**RECORD EXTRACTS**:
[START]
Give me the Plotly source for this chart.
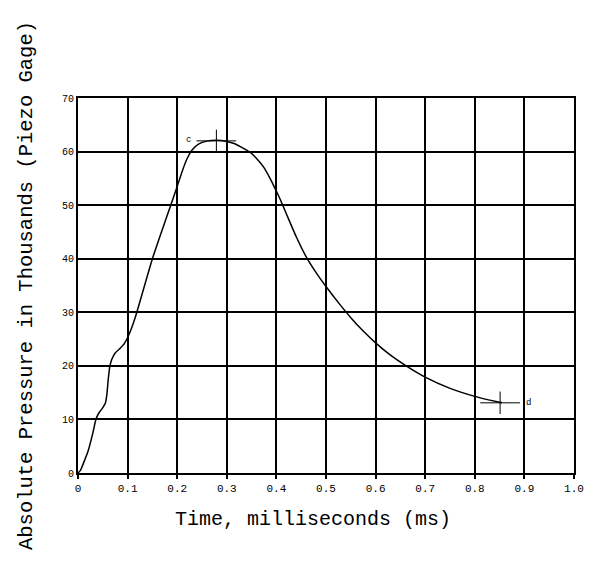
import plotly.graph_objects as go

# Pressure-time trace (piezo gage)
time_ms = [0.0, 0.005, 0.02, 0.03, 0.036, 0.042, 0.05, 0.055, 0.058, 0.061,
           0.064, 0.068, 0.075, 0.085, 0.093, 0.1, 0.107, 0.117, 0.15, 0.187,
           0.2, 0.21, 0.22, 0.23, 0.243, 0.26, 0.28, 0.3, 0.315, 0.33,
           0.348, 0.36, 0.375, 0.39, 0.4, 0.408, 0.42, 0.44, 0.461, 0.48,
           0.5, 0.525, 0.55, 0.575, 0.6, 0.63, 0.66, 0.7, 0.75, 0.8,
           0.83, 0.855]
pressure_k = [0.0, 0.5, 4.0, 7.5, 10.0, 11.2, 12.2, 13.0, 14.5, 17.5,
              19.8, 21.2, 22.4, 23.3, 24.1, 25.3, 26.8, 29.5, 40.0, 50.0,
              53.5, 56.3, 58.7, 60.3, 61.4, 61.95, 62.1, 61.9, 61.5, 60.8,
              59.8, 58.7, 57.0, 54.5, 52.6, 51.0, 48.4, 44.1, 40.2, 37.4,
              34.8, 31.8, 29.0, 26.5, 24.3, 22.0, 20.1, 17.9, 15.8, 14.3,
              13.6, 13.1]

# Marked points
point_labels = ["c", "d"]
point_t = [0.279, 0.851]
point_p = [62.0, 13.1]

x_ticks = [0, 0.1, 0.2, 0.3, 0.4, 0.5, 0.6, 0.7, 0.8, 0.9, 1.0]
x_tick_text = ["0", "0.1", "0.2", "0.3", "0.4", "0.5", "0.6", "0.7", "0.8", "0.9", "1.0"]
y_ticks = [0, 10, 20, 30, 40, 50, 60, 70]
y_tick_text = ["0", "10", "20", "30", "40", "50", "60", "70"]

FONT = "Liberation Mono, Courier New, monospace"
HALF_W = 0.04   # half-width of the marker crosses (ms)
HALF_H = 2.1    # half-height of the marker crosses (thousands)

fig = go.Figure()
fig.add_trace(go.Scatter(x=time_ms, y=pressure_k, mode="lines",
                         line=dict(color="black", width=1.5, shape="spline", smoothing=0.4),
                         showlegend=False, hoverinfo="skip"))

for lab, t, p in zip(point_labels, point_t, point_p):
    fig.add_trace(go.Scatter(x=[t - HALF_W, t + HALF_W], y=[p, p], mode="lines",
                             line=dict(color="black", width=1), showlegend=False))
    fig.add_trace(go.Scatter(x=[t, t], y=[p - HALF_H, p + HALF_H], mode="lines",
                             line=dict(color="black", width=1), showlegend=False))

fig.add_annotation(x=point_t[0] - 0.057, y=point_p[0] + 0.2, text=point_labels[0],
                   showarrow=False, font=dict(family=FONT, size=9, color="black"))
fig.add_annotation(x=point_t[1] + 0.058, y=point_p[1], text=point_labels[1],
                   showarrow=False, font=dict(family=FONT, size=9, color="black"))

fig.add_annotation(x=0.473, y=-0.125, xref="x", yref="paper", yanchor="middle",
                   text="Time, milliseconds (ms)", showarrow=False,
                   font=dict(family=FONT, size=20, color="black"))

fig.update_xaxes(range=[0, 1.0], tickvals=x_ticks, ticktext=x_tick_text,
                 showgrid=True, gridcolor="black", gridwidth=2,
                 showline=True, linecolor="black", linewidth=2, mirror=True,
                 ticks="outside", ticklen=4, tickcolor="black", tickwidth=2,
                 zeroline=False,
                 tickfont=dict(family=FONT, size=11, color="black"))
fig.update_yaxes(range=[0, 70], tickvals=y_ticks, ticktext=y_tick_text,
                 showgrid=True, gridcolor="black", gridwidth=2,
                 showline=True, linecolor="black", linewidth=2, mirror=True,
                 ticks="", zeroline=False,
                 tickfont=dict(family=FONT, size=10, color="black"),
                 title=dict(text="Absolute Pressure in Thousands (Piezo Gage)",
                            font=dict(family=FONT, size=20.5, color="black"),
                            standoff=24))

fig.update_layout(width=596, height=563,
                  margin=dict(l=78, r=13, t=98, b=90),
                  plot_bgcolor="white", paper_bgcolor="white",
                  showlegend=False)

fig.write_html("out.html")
[END]
[START]
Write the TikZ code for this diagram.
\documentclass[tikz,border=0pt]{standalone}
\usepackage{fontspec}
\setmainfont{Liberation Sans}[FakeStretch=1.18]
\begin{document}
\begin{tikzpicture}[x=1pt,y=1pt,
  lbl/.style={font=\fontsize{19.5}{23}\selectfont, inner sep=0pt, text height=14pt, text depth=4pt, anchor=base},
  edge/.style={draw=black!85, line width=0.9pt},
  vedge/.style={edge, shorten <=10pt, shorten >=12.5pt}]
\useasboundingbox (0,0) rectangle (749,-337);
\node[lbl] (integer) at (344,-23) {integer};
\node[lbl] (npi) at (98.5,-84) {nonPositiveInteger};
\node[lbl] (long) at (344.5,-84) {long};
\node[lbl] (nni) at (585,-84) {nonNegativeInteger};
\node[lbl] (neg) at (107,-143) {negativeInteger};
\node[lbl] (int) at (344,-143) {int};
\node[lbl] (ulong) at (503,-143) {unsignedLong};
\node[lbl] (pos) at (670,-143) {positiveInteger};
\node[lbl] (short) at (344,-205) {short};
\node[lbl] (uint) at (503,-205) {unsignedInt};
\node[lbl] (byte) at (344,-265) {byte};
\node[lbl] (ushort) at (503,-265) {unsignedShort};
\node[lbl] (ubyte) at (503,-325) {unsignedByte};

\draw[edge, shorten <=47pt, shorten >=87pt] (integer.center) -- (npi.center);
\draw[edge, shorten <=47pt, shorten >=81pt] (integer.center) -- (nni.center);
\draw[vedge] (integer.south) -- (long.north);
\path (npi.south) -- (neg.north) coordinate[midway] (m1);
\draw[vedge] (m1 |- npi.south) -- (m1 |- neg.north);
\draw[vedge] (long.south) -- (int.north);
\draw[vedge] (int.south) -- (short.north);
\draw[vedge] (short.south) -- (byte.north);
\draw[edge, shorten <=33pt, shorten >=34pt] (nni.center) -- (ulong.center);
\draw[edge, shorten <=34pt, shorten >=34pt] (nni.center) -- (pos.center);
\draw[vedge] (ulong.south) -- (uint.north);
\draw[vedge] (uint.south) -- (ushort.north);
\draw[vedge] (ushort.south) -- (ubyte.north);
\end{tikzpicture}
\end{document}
[END]
[START]
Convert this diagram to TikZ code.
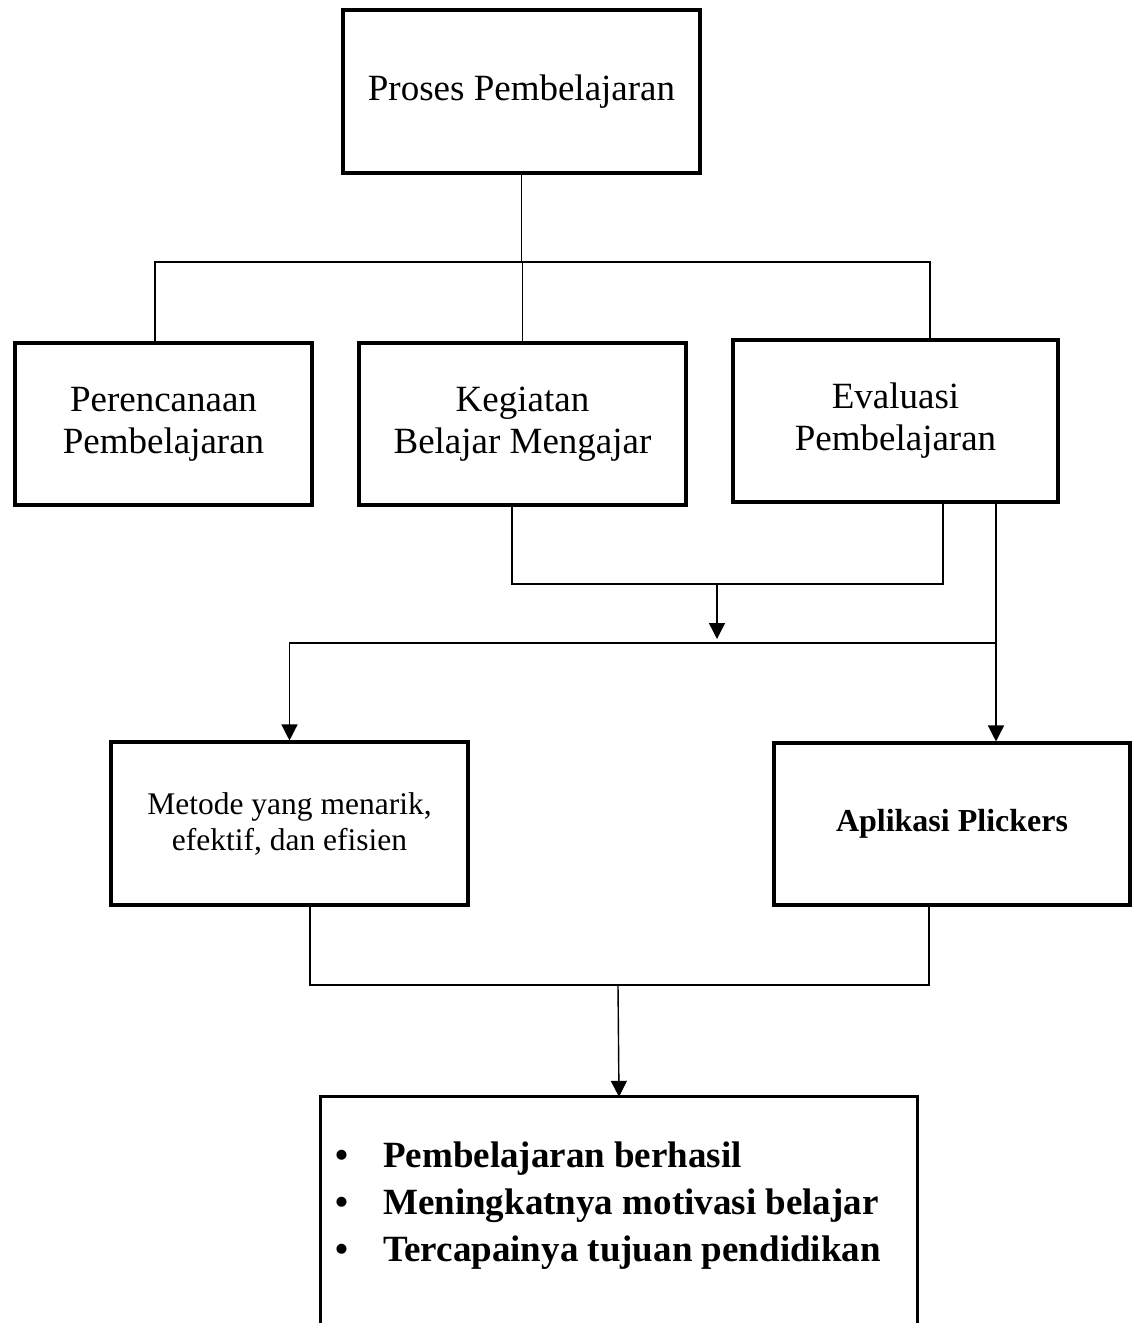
[END]
**TO DO**:
Reproduce only the lines running from the one that has "Give me the Plotly source for this chart." through the one that has "import plotly.graph_objects as go", ends included. Any pictures in that stretch should not be copied.

**RESULT FOR THIS EXERCISE**:
Give me the Plotly source for this chart.
import plotly.graph_objects as go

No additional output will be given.